Arnold fühlte die Hand, die er hielt, zuckend nach der seinen greifen und Arnold erwiderte diese Bewegung mit einem kräftigen Druck. Einem jüngeren, weniger gebildeten Mann gegenüber würde er noch manches gesprochen haben, wozu ihn sein geistlicher Beruf berechtigt hätte; jedenfalls büßte er aber als Priester nichts ein, weil ihn in diesem Fall sein Zartgefühl davon abhielt.

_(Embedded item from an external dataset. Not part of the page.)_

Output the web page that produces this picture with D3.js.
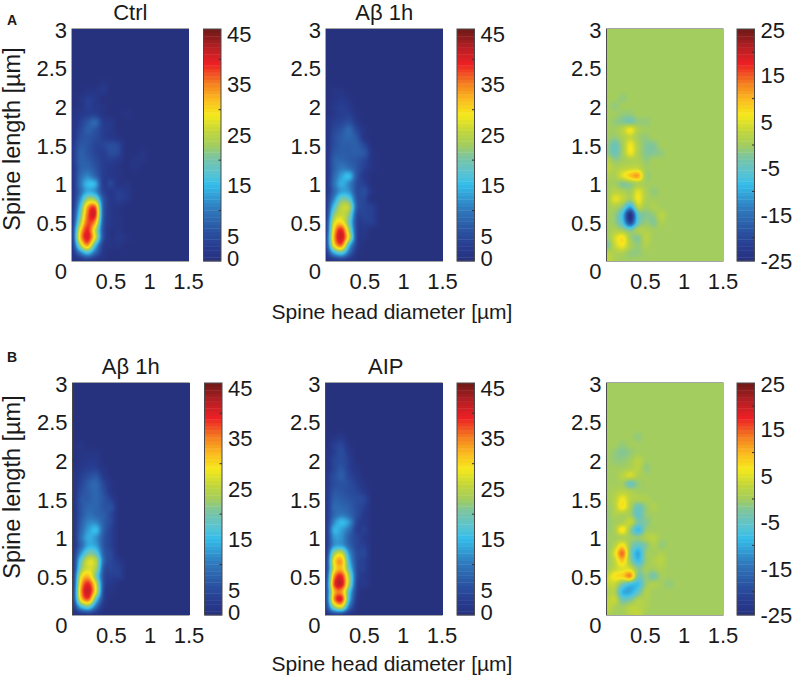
<!DOCTYPE html>
<html><head><meta charset="utf-8">
<script src="https://cdn.jsdelivr.net/npm/d3@7"></script>
<style>html,body{margin:0;padding:0;background:#fff}#c{position:relative;width:797px;height:679px;overflow:hidden}canvas{position:absolute}svg{position:absolute;left:0;top:0}text{font-family:"Liberation Sans",Arial,sans-serif;fill:#1a1a1a}</style>
</head><body><div id="c"></div>
<script>
// Rows: spine length 0, 0.1, ... ; columns: head diameter 0, 0.1, ... (missing cells are 0)
const diameters = d3.range(0, 1.0, 0.1);
const lengths = d3.range(0, 2.5, 0.1);
const ctrlA = [
[0,1,2,1],[1,9,15,8,2],[2,22,33,16,3,1,1],[3,30,40,27,6,1,2,1],[3,28,39,26,6,1,1],[2,22,37,33,7,2,1],
[2,18,36,39,8,2,1],[1,15,33,36,8,2,1],[1,11,23,22,7,2,3,2],[1,8,14,12,4,2,3,2],[1,9,15,14,3,4,1,1],[1,8,11,8,3,2,1],
[1,7,8,6,3,2,1,0,1],[2,7,7,5,3,3,2,0,1,1],[2,7,6,4,3,5,4,0,0,1],[2,6,6,4,4,5,4],[1,5,6,5,3,2,1],[1,4,7,6,3,2],
[1,3,6,8,3,2],[1,2,3,3,1,0,0,1],[0,1,3,2,1],[0,1,3,2],[0,0,1,1,2],[0,0,0,0,1],[]];
const abetaA = [
[0,1,2,1],[2,13,17,8,1],[4,28,35,15,3],[4,32,41,26,4,1],[3,30,39,23,4,2],[3,26,30,19,4,3,3],
[2,21,26,21,5,4,3],[2,16,25,24,7,4,3],[2,11,20,18,6,4],[1,8,13,12,5,5,1],[1,9,14,11,5,3],[1,8,13,15,6,2],
[1,7,10,9,6,3,1],[1,7,8,7,6,4,1],[1,6,7,7,7,6,1],[1,5,7,7,7,4],[1,5,7,8,6,1],[1,4,6,8,4,1],
[1,3,4,5,2],[0,2,3,3,1],[0,2,3,2],[0,1,2,1],[0,1,1],[],[]];
const diffA = [
[3,1],[2,1,1,-1,-1],[-3,3,6,1,-1,1],[-1,4,7,0,-2,2],[0,1,0,-3,1,1],[0,-1,-7,-20,-5,-1,-2,1],
[0,-1,-8,-24,-5,-2,-1,2],[0,1,-2,-10,2,0,1],[0,5,3,0,6,1],[0,2,1,0,5,1,-1],[0,0,-2,-1,1],[1,1,5,9,11],
[3,1,2,3,3],[2,-1,0,1,1,-1],[-1,-4,0,6,1,-2,-2,-1],[-1,-4,0,6,1,-2,-2],[0,-1,1,3,0,-1],[0,0,2,6,1],
[0,-1,-2,-3,-1,-1],[0,0,-1,-1],[0,-1],[0,0,-1],[],[],[]];
const abetaB = [
[0,1,2,1],[2,14,18,8,1],[4,29,36,17,3],[4,33,41,27,4,1],[3,31,39,26,5,2],[3,27,32,20,5,3,3],
[2,21,27,23,6,4,3],[2,18,27,24,8,4,2],[2,12,20,18,7,4],[1,8,14,13,6,3],[1,9,14,12,6,3],[1,8,13,15,7,3],
[1,7,11,11,7,4],[1,6,9,8,7,4],[1,6,8,8,6,5],[1,6,7,8,6,3],[1,5,7,8,5,1],[1,4,7,8,4,1],
[1,3,5,6,2],[0,2,3,3,1],[0,1,2,2],[0,1,1,1],[0,1],[],[]];
const aipB = [
[1,3,3,1],[4,21,26,9,1],[5,33,39,15,2],[5,31,34,17,3],[5,36,41,23,4,2],[4,33,39,23,5,2],
[3,27,32,18,5,3],[3,28,33,15,5,3],[2,22,26,12,5,4],[2,12,13,8,4,3],[2,12,12,7,4,2],[2,14,13,9,3,3],
[2,11,15,12,4,2],[2,8,10,8,5,2],[2,8,8,7,5,3],[2,7,7,6,5,4],[2,6,6,5,4,2],[2,5,6,5,3,1],
[2,5,7,4,2],[1,4,6,3,1],[1,4,5,3],[1,3,5,2],[0,3,4,1],[0,1,2],[]];
const diffB = [
[1,0,0,2,3,0],[3,1,0,2,2,1],[2,3,-4,-3,1,1],[1,1,-9,-10,-5,1],[3,3,-3,-7,-8,-1,1,0,-1],[3,7,8,12,-3,-1,-3],
[0,3,5,4,-2,0,0,1],[-1,3,9,-1,-8,-1,1,2],[-1,5,14,-2,-10,-1,0,1],[-1,2,7,-1,-5,-2,1,-1],[0,0,1,0,-1,1,2],[-1,1,7,-1,-8,-1],
[-1,0,1,3,-3,-2],[-1,1,1,0,-5,-1],[-1,2,7,1,-4,-1,1],[0,2,6,2,1,1],[0,1,2,1,0],[0,0,0,-4,-1],
[0,0,2,4,1],[0,0,0,1,2,-1],[0,-1,-1,0,2],[0,-1,-2,-1],[0,0,-1,0,0],[0,0,0,0,-1],[]];

const titles = ["Ctrl","A\u03b2 1h","","A\u03b2 1h","AIP",""];
const xTickValues = [0.5,1,1.5];
const yTickValues = [0.5,1,1.5,2,2.5,3];
const countTicks = [0,5,15,25,35,45];
const countMinor = [10,20,30,40];
const diffTicks = [-25,-15,-5,5,15,25];
const diffMinor = [-20,-10,0,10,20];
const colorStops = [0,.05,.12,.22,.33,.37,.45,.5,.56,.63,.7,.77,.85,.92,1];
const colorValues = ["#27327f","#27398c","#2a4f9f","#2f78bc","#35bdea","#53c3d8","#7dc5a0","#a3cd5e","#c2d63a","#f6e81c","#fbb91f","#f47b20","#ed2024","#b71f24","#6d1a17"];

const W = 116.5, H = 232;
const panels = [
 {d:ctrlA, l:72, t:29, cb:203.5, kind:0},
 {d:abetaA, l:326, t:29, cb:457, kind:0},
 {d:diffA, l:606.5, t:29, cb:737, kind:1},
 {d:abetaB, l:72.5, t:383, cb:204.5, kind:0},
 {d:aipB, l:325.5, t:383, cb:457, kind:0},
 {d:diffB, l:606.5, t:383, cb:737, kind:1}
];
const root = d3.select("#c");
const svg = root.append("svg").attr("width",797).attr("height",679);
const fs = 22;
const fmt = v => String(v);
function cr(p0,p1,p2,p3,t){return .5*(2*p1+(p2-p0)*t+(2*p0-5*p1+4*p2-p3)*t*t+(3*p1-p0-3*p2+p3)*t*t*t);}
panels.forEach((p,i)=>{
  const dom = p.kind ? [-25,25] : [0,46];
  const frac = d3.scaleLinear().domain(dom).range([0,1]).clamp(true);
  const col = d3.scaleLinear().domain(colorStops).range(colorValues).interpolate(d3.interpolateRgb);
  const x = d3.scaleLinear().domain([0,1.5]).range([p.l,p.l+W]);
  const y = d3.scaleLinear().domain([0,3]).range([p.t+H,p.t]);
  // heat map
  const cv = root.append("canvas").attr("width",Math.round(W)).attr("height",H)
    .style("left",p.l+"px").style("top",p.t+"px");
  const ctx = cv.node().getContext("2d");
  const img = ctx.createImageData(Math.round(W),H);
  const get=(r,c)=>{ if(r<0) r=0; if(c<0) c=0; const row=p.d[r]; return row&&row[c]!==undefined?row[c]:0; };
  for(let py=0;py<H;py++)for(let px=0;px<Math.round(W);px++){
    const gx=x.invert(p.l+px+.5)/0.1, gy=y.invert(p.t+py+.5)/0.1;
    const c0=Math.floor(gx), r0=Math.floor(gy), tx=gx-c0, ty=gy-r0;
    const rows=[-1,0,1,2].map(dr=>cr(get(r0+dr,c0-1),get(r0+dr,c0),get(r0+dr,c0+1),get(r0+dr,c0+2),tx));
    const v=cr(rows[0],rows[1],rows[2],rows[3],ty);
    const c=d3.rgb(col(frac(v)));
    const k=(py*Math.round(W)+px)*4;
    img.data[k]=c.r;img.data[k+1]=c.g;img.data[k+2]=c.b;img.data[k+3]=255;
  }
  ctx.putImageData(img,0,0);
  const g = svg.append("g");
  // frame + inner ticks
  g.append("rect").attr("x",p.l).attr("y",p.t).attr("width",W).attr("height",H).attr("fill","none").attr("stroke","#4a4a4a");
  const tick=(xs,fn)=>xs.forEach(v=>fn(v));
  const ln=(a,b,c,d)=>g.append("line").attr("x1",a).attr("y1",b).attr("x2",c).attr("y2",d).attr("stroke","#333");
  tick(xTickValues.slice(0,2),v=>{ln(x(v),p.t+H,x(v),p.t+H-2.5);ln(x(v),p.t,x(v),p.t+2.5);});
  tick(yTickValues.slice(0,5),v=>{ln(p.l,y(v),p.l+2.5,y(v));ln(p.l+W,y(v),p.l+W-2.5,y(v));});
  // tick labels
  g.selectAll(".xl").data(xTickValues).join("text").attr("x",v=>x(v)).attr("y",p.t+H+28).attr("text-anchor","middle").attr("font-size",fs).text(fmt);
  g.selectAll(".yl").data(yTickValues).join("text").attr("x",p.l-5).attr("y",v=>y(v)+8.5).attr("text-anchor","end").attr("font-size",fs).text(fmt);
  g.append("text").attr("x",p.l-5).attr("y",p.t+H+18).attr("text-anchor","end").attr("font-size",fs).text("0");
  if(titles[i]) g.append("text").attr("x",p.l+W/2+(i==4?2:0)).attr("y",p.t-9).attr("text-anchor","middle").attr("font-size",fs).text(titles[i]);
  // colour bar
  const cbW=17.5, levels=d3.range(64);
  const cy=d3.scaleLinear().domain(dom).range([p.t+H,p.t]);
  const band=d3.scaleBand().domain(levels).range([p.t+H,p.t]);
  g.selectAll(".cb").data(levels).join("rect").attr("x",p.cb).attr("width",cbW)
    .attr("y",l=>band(l)).attr("height",band.bandwidth()+.4)
    .attr("fill",l=>col((l+.5)/64));
  g.append("rect").attr("x",p.cb).attr("y",p.t).attr("width",cbW).attr("height",H).attr("fill","none").attr("stroke","#4a4a4a");
  const minor=p.kind?diffMinor:countMinor, lab=p.kind?diffTicks:countTicks;
  minor.forEach(v=>ln(p.cb+cbW,cy(v),p.cb+cbW-2.5,cy(v)));
  g.selectAll(".cl").data(lab).join("text").attr("x",p.cb+cbW+6).attr("text-anchor","start").attr("font-size",fs)
    .attr("y",v=>{let yy=cy(v)+8; if(v==dom[1]) yy+=p.kind?1:4; if(v==dom[0]&&!p.kind) yy-=3; return yy;})
    .text(fmt);
});
const labels=[
 {t:"Spine length [\u00b5m]",x:20,y:139,r:1,s:23.5},{t:"Spine length [\u00b5m]",x:20,y:487,r:1,s:23.5},
 {t:"Spine head diameter [\u00b5m]",x:392,y:319,s:21},{t:"Spine head diameter [\u00b5m]",x:392,y:671,s:21}];
labels.forEach(l=>{
 const tx=svg.append("text").attr("font-size",l.s).attr("text-anchor","middle").text(l.t);
 if(l.r) tx.attr("transform",`translate(${l.x},${l.y}) rotate(-90)`); else tx.attr("x",l.x).attr("y",l.y);
});
svg.append("text").attr("x",7).attr("y",25).attr("font-size",14).attr("font-weight","bold").text("A");
svg.append("text").attr("x",7).attr("y",362).attr("font-size",14).attr("font-weight","bold").text("B");
</script></body></html>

Nach langem, schweigendem Sinnen fragte er wieder: »Du willst also auswandern und versuchen, neu anzufangen?« Ein Druck der Hand war die einzige Antwort. »Und thun, was wir wollen?« Darauf folgte eine Pause, und er mußte die Frage widerholen, aber endlich kam wieder der bejahende Händedruck. »Du gibst mir dein Ehrenwort auf all dies?«

»Ja,« erwiderte Wyncott mit kaum vernehmlicher Stimme: »ich werde dich nicht wiedersehen. Lebe wohl!«

»Lebe wohl, Wyncott. Gott sei mit dir! Gott helfe dir!«

So schieden sie voneinander. Arnold trat in das Schlafzimmer und flüsterte Prickett zu: »Bleiben Sie noch ein wenig bei ihm.« Der Detectiv nickte. »Sie haben ein gutes Herz, Prickett. Ihre Hand! Gute Nacht.«

Es mag dahingestellt bleiben, ob ein Geistlicher von einem Sünder besser denken sollte, weil dieser einen Selbstmordversuch gemacht hat, aber das steht fest, daß durch Wyncotts verzweifelten Entschluß die Gefühle seines Vetters gegen ihn andre geworden waren. Durch diese That hatte er wenigstens gezeigt, wie tief seine Verzweiflung war, und es ist etwas so Entsetzliches um die Verzweiflung, daß nur wenig Menschen ihr unbewegt ins Auge blicken können.